SALT LAKE CITY — Hogle Zoo has rejected the dubious title of being the eighth-worst zoo for elephants in North America, a designation recently bestowed upon the zoo by In Defense of Animals (IDA), an international protection organization.
This is the first time the organization has included the Utah zoo on that list.
The IDA says Hogle Zoo has kept African elephants Christie and her 10-year-old calf Zuri in an exhibit all by themselves since 2015 when their companion Dari died.
“The Association of Zoos and Aquariums (AZA) requires and is supposed to enforce, social groupings of a minimum of three compatible elephants together. The Hogle Zoo is yet another tragic example of the AZA’s failure to enforce its own low standards,” according to a statement made by IDA.
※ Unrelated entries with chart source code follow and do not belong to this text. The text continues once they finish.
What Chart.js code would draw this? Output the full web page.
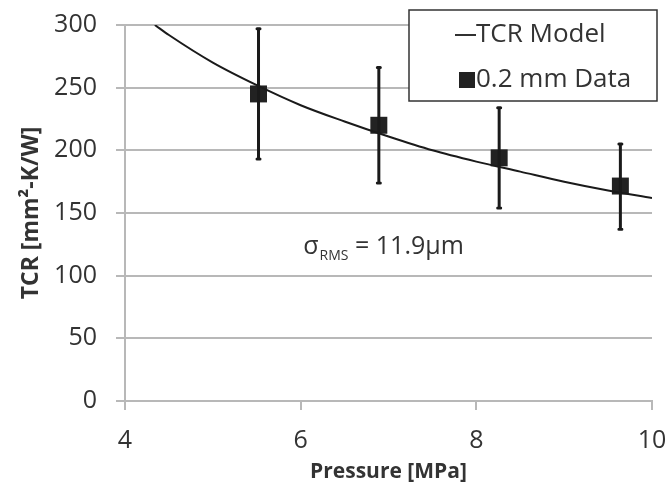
<!DOCTYPE html>
<html>
<head>
<meta charset="utf-8">
<script src="https://cdn.jsdelivr.net/npm/chart.js@4/dist/chart.umd.min.js"></script>
<style>
  body { margin: 0; background: #fff; }
  #wrap { width: 672px; height: 494px; }
</style>
</head>
<body>
<div id="wrap"><canvas id="chart"></canvas></div>
<script>
"use strict";

// measured points with error bars
const pressure = [5.52, 6.89, 8.26, 9.64];
const tcrData = [245, 220, 194, 171.5];
const errLow = [193, 174, 154, 137];
const errHigh = [297, 266, 234, 205];

// model curve
const modelP = [4.34, 4.5, 5, 5.5, 6, 6.5, 7, 7.5, 8, 8.5, 9, 9.5, 10];
const modelTCR = [300, 292, 270, 252, 236, 223, 211, 200, 191, 183, 175, 168, 162];

const yTicks = [0, 50, 100, 150, 200, 250, 300];
const xTicks = [4, 6, 8, 10];

const textColor = "#333";
const gridColor = "#b8b8b8";
const fontFam = "'Open Sans', sans-serif";

const errorBars = {
  id: "errorBars",
  afterDatasetsDraw(chart) {
    const { ctx, scales } = chart;
    ctx.save();
    ctx.strokeStyle = "#1a1a1a";
    ctx.lineWidth = 3;
    ctx.lineCap = "round";
    pressure.forEach((p, i) => {
      const x = scales.x.getPixelForValue(p);
      const y1 = scales.y.getPixelForValue(errLow[i]);
      const y2 = scales.y.getPixelForValue(errHigh[i]);
      ctx.beginPath();
      ctx.moveTo(x, y1);
      ctx.lineTo(x, y2);
      ctx.moveTo(x - 1.5, y1);
      ctx.lineTo(x + 1.5, y1);
      ctx.moveTo(x - 1.5, y2);
      ctx.lineTo(x + 1.5, y2);
      ctx.stroke();
    });
    ctx.restore();
  },
};

// sigma annotation and boxed legend
const extras = {
  id: "extras",
  afterDraw(chart) {
    const { ctx, scales } = chart;
    ctx.save();
    ctx.fillStyle = textColor;
    ctx.textBaseline = "alphabetic";
    ctx.textAlign = "left";
    let x = scales.x.getPixelForValue(6.03);
    const y = scales.y.getPixelForValue(117);
    ctx.font = "25px " + fontFam;
    ctx.fillText("σ", x, y);
    x += ctx.measureText("σ").width + 1;
    ctx.font = "14px " + fontFam;
    ctx.fillText("RMS", x, y + 6);
    x += ctx.measureText("RMS").width;
    ctx.font = "25px " + fontFam;
    ctx.fillText(" = 11.9µm", x, y);

    // legend box
    const bx = 409, by = 10, bw = 248, bh = 91;
    ctx.fillStyle = "#fff";
    ctx.fillRect(bx, by, bw, bh);
    ctx.strokeStyle = "#333";
    ctx.lineWidth = 1.5;
    ctx.strokeRect(bx, by, bw, bh);

    ctx.fillStyle = textColor;
    ctx.font = "26px " + fontFam;
    ctx.textBaseline = "middle";
    ctx.strokeStyle = "#1a1a1a";
    ctx.lineWidth = 1.8;
    ctx.beginPath();
    ctx.moveTo(455, 35);
    ctx.lineTo(476, 35);
    ctx.stroke();
    ctx.fillText(chart.data.datasets[0].label, 476, 35);

    ctx.fillStyle = "#222";
    ctx.fillRect(459, 72, 16, 16);
    ctx.fillStyle = textColor;
    ctx.fillText(chart.data.datasets[1].label, 476, 80);
    ctx.restore();
  },
};

new Chart(document.getElementById("chart"), {
  type: "scatter",
  data: {
    datasets: [
      {
        label: "TCR Model",
        data: modelP.map((p, i) => ({ x: p, y: modelTCR[i] })),
        showLine: true,
        borderColor: "#1a1a1a",
        borderWidth: 2,
        pointRadius: 0,
        cubicInterpolationMode: "monotone",
      },
      {
        label: "0.2 mm Data",
        data: pressure.map((p, i) => ({ x: p, y: tcrData[i] })),
        showLine: false,
        pointStyle: "rect",
        pointRadius: 12,
        backgroundColor: "#222",
        borderColor: "#222",
        borderWidth: 0,
      },
    ],
  },
  options: {
    responsive: true,
    maintainAspectRatio: false,
    animation: false,
    devicePixelRatio: 1,
    layout: { padding: { top: 25, right: 20, left: 0, bottom: 0 } },
    plugins: {
      legend: { display: false },
      tooltip: { enabled: false },
    },
    scales: {
      x: {
        type: "linear",
        min: 4,
        max: 10,
        afterBuildTicks: (s) => { s.ticks = xTicks.map((v) => ({ value: v })); },
        afterFit: (s) => { s.height = 93; s.paddingLeft = 0; s.paddingRight = 0; },
        ticks: { color: textColor, font: { family: fontFam, size: 25 }, padding: 16 },
        grid: { drawOnChartArea: false, drawTicks: true, tickLength: 9, color: gridColor, lineWidth: 2 },
        border: { color: gridColor, width: 2 },
        title: {
          display: true,
          text: "Pressure [MPa]",
          color: textColor,
          font: { family: fontFam, size: 21, weight: "bold" },
          padding: { top: 0, bottom: 9 },
        },
      },
      y: {
        type: "linear",
        min: 0,
        max: 300,
        afterBuildTicks: (s) => { s.ticks = yTicks.map((v) => ({ value: v })); },
        afterFit: (s) => { s.width = 125; s.paddingTop = 0; s.paddingBottom = 0; },
        ticks: { color: textColor, font: { family: fontFam, size: 25 }, padding: 19 },
        grid: { color: gridColor, lineWidth: 2, tickLength: 9 },
        border: { color: gridColor, width: 2 },
        title: {
          display: true,
          text: "TCR [mm²-K/W]",
          color: textColor,
          font: { family: fontFam, size: 23, weight: "bold" },
          padding: { top: 18, bottom: 0 },
        },
      },
    },
  },
  plugins: [errorBars, extras],
});
</script>
</body>
</html>
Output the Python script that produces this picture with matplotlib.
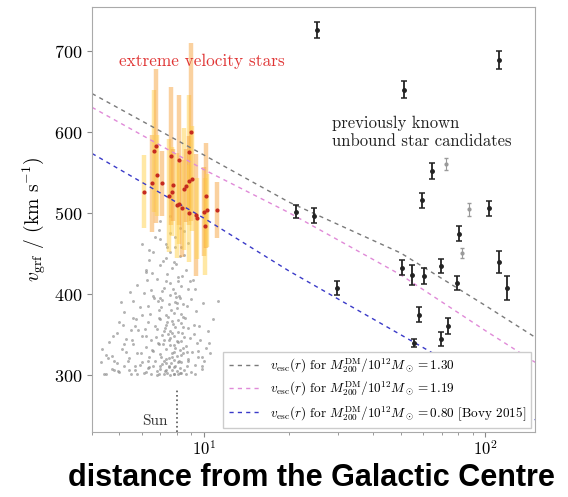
import matplotlib
matplotlib.use("Agg")
import matplotlib.pyplot as plt

plt.rcParams.update({
    "font.family": "serif",
    "font.serif": ["cmr10", "DejaVu Serif"],
    "mathtext.fontset": "cm",
    "axes.unicode_minus": False,
    "axes.formatter.use_mathtext": True,
})

# Escape-velocity curves (km/s) at galactocentric distances r (kpc)
curve_r = [4, 10, 20, 50, 100, 150]
vesc_high = [648, 572, 514, 451, 386, 347]
vesc_mid = [631, 554, 501, 424, 355, 316]
vesc_bovy = [574, 494, 429, 350, 290, 245]
curve_labels = [
    r"$v_{\rm esc}(r)$ for $M^{\rm DM}_{200}/10^{12}M_\odot = 1.30$",
    r"$v_{\rm esc}(r)$ for $M^{\rm DM}_{200}/10^{12}M_\odot = 1.19$",
    r"$v_{\rm esc}(r)$ for $M^{\rm DM}_{200}/10^{12}M_\odot = 0.80$ [Bovy 2015]",
]

# Bulk of the high-velocity sample
bg_r = [4.4, 4.7, 5.0, 5.2, 5.5, 5.7, 5.9, 6.1, 6.3, 6.5, 6.6, 6.8, 6.9, 7.0, 7.1, 7.2,
        7.3, 7.4, 7.5, 7.6, 7.7, 7.8, 7.9, 8.0, 8.1, 8.2, 8.3, 8.5, 8.7, 9.0, 9.3, 9.8,
        4.5, 4.8, 5.1, 5.4, 5.6, 5.8, 6.0, 6.2, 6.4, 6.6, 6.7, 6.9, 7.0, 7.2, 7.3, 7.5,
        7.6, 7.7, 7.8, 7.9, 8.0, 8.1, 8.2, 8.4, 8.6, 8.8, 9.1, 9.5, 10.2,
        4.9, 5.3, 5.7, 6.0, 6.3, 6.5, 6.8, 7.0, 7.1, 7.3, 7.5, 7.6, 7.7, 7.8, 7.9, 8.0,
        8.1, 8.3, 8.5, 8.8, 9.2, 9.7,
        5.2, 5.6, 6.0, 6.3, 6.6, 6.9, 7.1, 7.3, 7.5, 7.6, 7.8, 7.9, 8.0, 8.2, 8.4, 8.7,
        9.0, 9.4, 10.8,
        5.8, 6.2, 6.5, 6.8, 7.0, 7.2, 7.4, 7.6, 7.7, 7.9, 8.1, 8.3, 8.6, 8.9, 9.3,
        6.6, 7.0, 7.3, 7.6, 7.9, 8.2, 8.5, 8.8,
        6.55, 6.75, 6.95, 7.05, 7.15, 7.25, 7.35, 7.45, 7.55, 7.65, 7.75, 7.85, 7.95,
        8.05, 8.15, 8.25, 8.35, 8.45, 7.1, 7.4, 7.7, 8.0, 8.3, 6.9, 7.2, 7.5, 7.8, 8.1,
        8.4, 7.0,
        4.3, 4.6, 5.0, 5.3, 5.5, 5.9, 6.1, 6.4, 9.6, 10.0, 10.4, 11.2, 4.8, 5.6, 6.2, 9.9,
        4.35, 4.55, 4.75, 4.95, 5.15, 5.35, 5.55, 5.75, 5.95, 6.15, 6.35, 6.45, 6.65, 6.85,
        7.05, 7.25, 7.45, 7.65, 7.85, 8.05, 8.25, 8.45, 8.65, 8.95, 9.25, 9.55, 9.85, 10.3,
        5.05, 5.45, 5.85, 6.25, 6.55, 6.85, 7.15, 7.35, 7.55, 7.75, 7.95, 8.15, 8.35, 8.55,
        8.75, 9.15, 9.45,
        6.0, 6.4, 6.7, 7.0, 7.3, 7.6, 7.9, 8.2, 8.5, 6.2, 6.9, 7.4, 7.8, 8.3,
        4.5, 4.9, 5.4, 5.8, 6.3, 6.8, 7.3, 7.8, 8.3, 8.8, 9.3, 9.8, 10.5, 4.7, 5.2, 5.7,
        6.2, 6.7, 7.2, 7.7, 8.2, 8.7]
bg_v = [302, 308, 304, 311, 301, 306, 313, 303, 309, 301, 312, 305, 302, 308, 314, 301,
        306, 303, 310, 300, 307, 302, 312, 305, 301, 309, 303, 306, 311, 304, 302, 308,
        325, 318, 333, 321, 338, 327, 316, 335, 322, 330, 318, 339, 326, 317, 333, 321,
        337, 328, 319, 334, 324, 316, 331, 327, 336, 320, 329, 323, 334,
        352, 345, 361, 348, 366, 343, 357, 369, 350, 362, 344, 355, 367, 349, 360, 342,
        354, 365, 347, 358, 351, 344,
        378, 392, 374, 386, 398, 381, 393, 375, 388, 399, 377, 390, 383, 396, 372, 385,
        394, 379, 370,
        412, 428, 405, 419, 436, 408, 425, 414, 433, 402, 421, 410, 430, 416, 407,
        452, 468, 445, 476, 458, 482, 449, 463,
        331, 347, 312, 384, 339, 358, 320, 372, 346, 315, 363, 329, 397,
        341, 318, 376, 352, 334, 404, 366, 323, 389, 342, 371, 355, 311, 337, 417,
        360, 395,
        316, 341, 366, 329, 356, 384, 401, 442, 361, 317, 340, 392, 306, 371, 349, 389,
        333, 321, 348, 305, 362, 317, 344, 369, 328, 357, 310, 376, 395, 340,
        323, 305, 351, 381, 310, 368, 325, 388, 301, 346, 362, 330, 311, 355,
        391, 403, 356, 418, 426, 392, 441, 416, 452, 406, 437, 398, 423, 371,
        407, 418, 340,
        462, 455, 471, 491, 462, 497, 471, 447, 478, 430, 480, 458, 440, 458,
        301, 315, 306, 302, 317, 300, 315, 301, 316, 318, 313, 322, 328, 324, 339, 311,
        304, 361, 343, 352, 303, 329]

# Extreme velocity stars
ev_r = [6.11, 6.53, 6.64, 6.75, 6.8, 7.09, 7.5, 7.63, 7.7, 7.76, 8.02, 8.15, 8.15, 8.35,
        8.49, 8.63, 8.85, 8.85, 8.85, 8.99, 9.06, 9.37, 9.44, 10.0, 10.1, 10.2, 10.25, 11.1]
ev_v = [527, 537, 577, 583, 547, 537, 522, 571, 527, 535, 510, 566, 512, 506,
        530, 534, 576, 540, 500, 600, 543, 498, 494, 502, 484, 522, 504, 504]
ev_err = [45, 60, 75, 95, 50, 40, 70, 85, 55, 45, 65, 80, 50, 60,
          75, 45, 70, 55, 60, 110, 65, 75, 50, 55, 60, 65, 45, 35]

# Previously known unbound star candidates
pk_r = [25.2, 51.5, 112, 64.3, 59.7, 103, 80.2, 112, 119, 50.7, 55, 60.6, 69.6, 79.4,
        58.2, 73.3, 69.6, 55.5, 21.2, 24.6, 29.7]
pk_v = [727, 653, 689, 552, 516, 506, 475, 440, 408, 433, 424, 423, 435, 414,
        375, 361, 345, 340, 502, 497, 408]
pk_err = [10, 11, 11, 10, 9, 9, 9, 14, 15, 9, 12, 10, 9, 9,
          9, 10, 9, 5, 8, 9, 9]
faint_r = [72.6, 87.7, 82.8]
faint_v = [561, 505, 451]
faint_err = [8, 8, 6]

sun_r = 8.0

fig = plt.figure(figsize=(5.68, 4.97), dpi=100)
ax = fig.add_axes([0.162, 0.131, 0.780, 0.855])
ax.set_xscale("log")
ax.set_xlim(4, 150)
ax.set_ylim(230, 755)

ax.scatter(bg_r, bg_v, s=4.5, color="#8a8a8a", alpha=0.65, linewidths=0, zorder=1)

bar_cols = ["#ffd24d", "#f7a440"]
for i, (r, v, e) in enumerate(zip(ev_r, ev_v, ev_err)):
    ax.errorbar(r, v, yerr=e, fmt="none", ecolor=bar_cols[i % 2], elinewidth=3.2,
                alpha=0.5, zorder=2)
ax.scatter(ev_r, ev_v, s=9, color="#c62a1f", zorder=3, linewidths=0)

ax.errorbar(faint_r, faint_v, yerr=faint_err, fmt="o", ms=2, color="#9a9a9a",
            elinewidth=0.8, capsize=1.5, zorder=3)
ax.errorbar(pk_r, pk_v, yerr=pk_err, fmt="o", ms=2.5, color="#222222",
            elinewidth=1.3, capsize=2, capthick=1.1, zorder=4)

ax.plot(curve_r, vesc_high, ls=(0, (3, 3)), lw=1.0, color="#7a7a7a", label=curve_labels[0], zorder=2)
ax.plot(curve_r, vesc_mid, ls=(0, (3, 3)), lw=1.0, color="#e08ad8", label=curve_labels[1], zorder=2)
ax.plot(curve_r, vesc_bovy, ls=(0, (3, 3)), lw=1.0, color="#3a3ac8", label=curve_labels[2], zorder=2)

ax.plot([sun_r, sun_r], [230, 282], ls=":", lw=1.2, color="#555555", zorder=2)
ax.text(sun_r * 0.93, 243, "Sun", ha="right", va="center", fontsize=11, color="#333333")

ax.text(5.0, 688, "extreme velocity stars", color="#e03535", fontsize=12.4,
        ha="left", va="center")
ax.text(28.5, 600, "previously known\nunbound star candidates", color="#222222",
        fontsize=12, ha="left", va="center", linespacing=1.25)

leg = ax.legend(loc="lower right", fontsize=9.5, frameon=True, borderaxespad=0.3,
                handlelength=2.3, labelspacing=0.4, framealpha=1, edgecolor="#cccccc",
                fancybox=False)
leg.set_zorder(5)

ax.set_ylabel(r"$v_{\rm grf}$ / (km s$^{-1}$)", fontsize=14)
ax.set_yticks([300, 400, 500, 600, 700])
ax.tick_params(axis="y", labelsize=13, color="#888888")
ax.tick_params(axis="x", which="both", labelsize=12, pad=2, color="#888888")
for sp in ax.spines.values():
    sp.set_color("#aaaaaa")
    sp.set_linewidth(0.8)

fig.text(0.548, 0.022, "distance from the Galactic Centre", ha="center", va="baseline",
         fontsize=22, fontweight="bold", family="Liberation Sans")

fig.savefig("out.png", dpi=100)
Additionally, the calf Zuri has never had another calf to play with, nor a group of related females to help nurture her and teach her about what it means to be an elephant, the animal-protection group claims.
Hogle Zoo responds
Erica Hansen, spokeswoman for Hogle Zoo, said In Defense of Animals never reached out to the zoo to ask about the elephants in the exhibit.
“I would have given them a tour,” Hansen said. “I would have taken them behind the scenes. I would’ve introduced them to our keepers.”
“They drop a bomb, brush their hands off and walk away,” she said. “I don’t even know if they’ve been to our zoo. They never make their presence known.”
Hansen said Hogle Zoo is accredited by the AZA and is aware of the standard of a minimum of three compatible elephants together.
“We’re working on getting an elephant, but you just can’t go to a pet store and get an elephant,” Hansen said, adding that the zoo is working on finding “the right match for our girls.”
Another difficulty in making the correct elephant match is that elephants are pregnant for two years, she said.
Zoos can only choose from the elephants that are available and are of the right age to be weaned from their mothers, so it can take years to find the right pachyderm, Hansen added.
Hogle started with a famous elephant
Hansen pointed out Hogle Zoo is in existence because of elephants.
In 1916, it purchased “Princess Alice,” a 31- or 32-year-old Asian elephant named after Theodore Roosevelt’s daughter, Alice. Penny and nickel donations from area schoolchildren raised $3,250 for Princess Alice’s purchase from a traveling circus.
The Hogle Zoo elephants, mother Christie and daughter Zuri, are adored by the community, but also by their keepers and zoo staff, Hansen said.
“I can promise you they [the zoo elephants] are in great hands and they get great care,” she said.
Hansen said Hogle Zoo’s elephants draw attention to the global poaching crisis: 35,000 African elephants were killed for their ivory last year – that’s 96 a day.
A portion of every zoo admission ticket goes to protect wild animals.